Collaboration among trading partners can lead to shared risk and reward, promoting joint initiatives for inventory management.
Implementing CPFR requires advanced technology and systems to facilitate real-time information sharing and communication.
Successful CPFR initiatives often result in reduced lead times, lower inventory costs, and enhanced customer satisfaction due to better product availability.
The effectiveness of CPFR is heavily reliant on trust and commitment between partners, which can be fostered through strong relationships and effective communication.
Review Questions
How does collaborative planning enhance the accuracy of demand forecasts compared to traditional methods?
Collaborative planning enhances demand forecast accuracy by leveraging real-time data from multiple trading partners, which provides a more comprehensive view of market trends. This collective input helps to identify potential demand fluctuations more effectively than relying solely on internal forecasts. Additionally, collaboration allows for adjustments based on shared insights about consumer behavior, leading to improved decision-making across the supply chain.
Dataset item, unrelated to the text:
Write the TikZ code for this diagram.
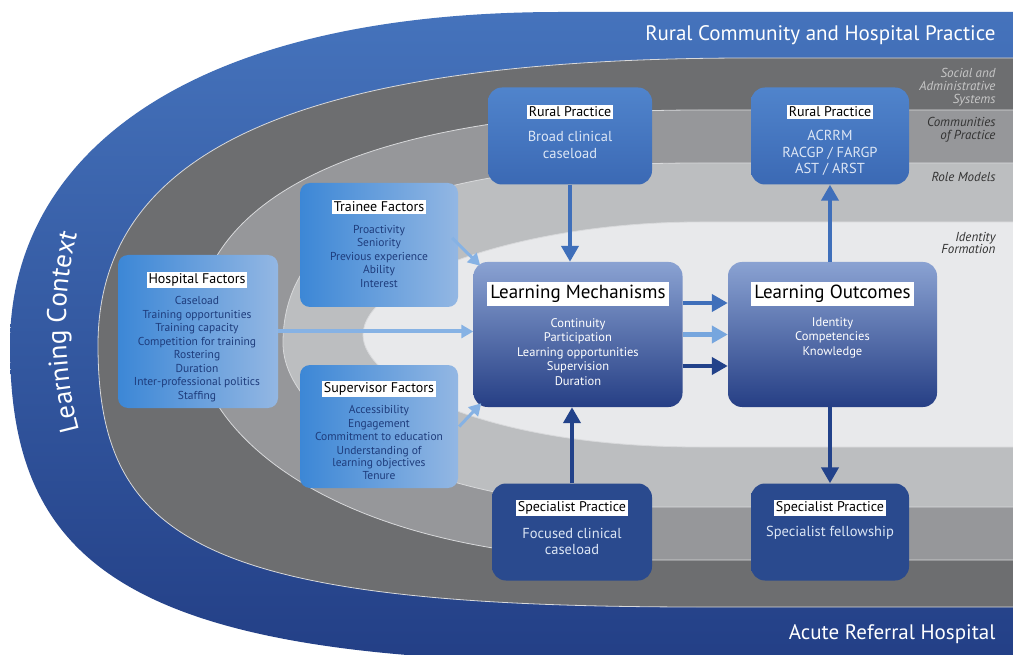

What are some key challenges organizations may face when implementing CPFR, and how can they overcome them?
Organizations may face challenges such as lack of trust between partners, differing objectives, or inadequate technology when implementing CPFR. To overcome these hurdles, companies can establish clear communication channels, set mutual goals that align interests, and invest in compatible technology systems. Building strong relationships through regular interaction can also enhance collaboration and create a culture of shared success.
Evaluate the long-term benefits of CPFR on supply chain performance and its impact on competitive advantage in the marketplace.
The long-term benefits of CPFR on supply chain performance include improved efficiency, reduced costs, and enhanced customer satisfaction. By optimizing inventory levels and streamlining processes through collaboration, organizations can achieve a more responsive supply chain that adapts quickly to market changes. This agility provides a competitive advantage in the marketplace as businesses can better meet customer demands while minimizing waste, ultimately leading to increased profitability and market share.
Related terms
Supply Chain Management: The management of the flow of goods and services, encompassing all processes that transform raw materials into final products.
Demand Planning: The process of forecasting customer demand to ensure that products are available when needed while minimizing excess inventory.
Inventory Optimization: The practice of managing inventory levels to meet customer demand while minimizing costs and maximizing service levels.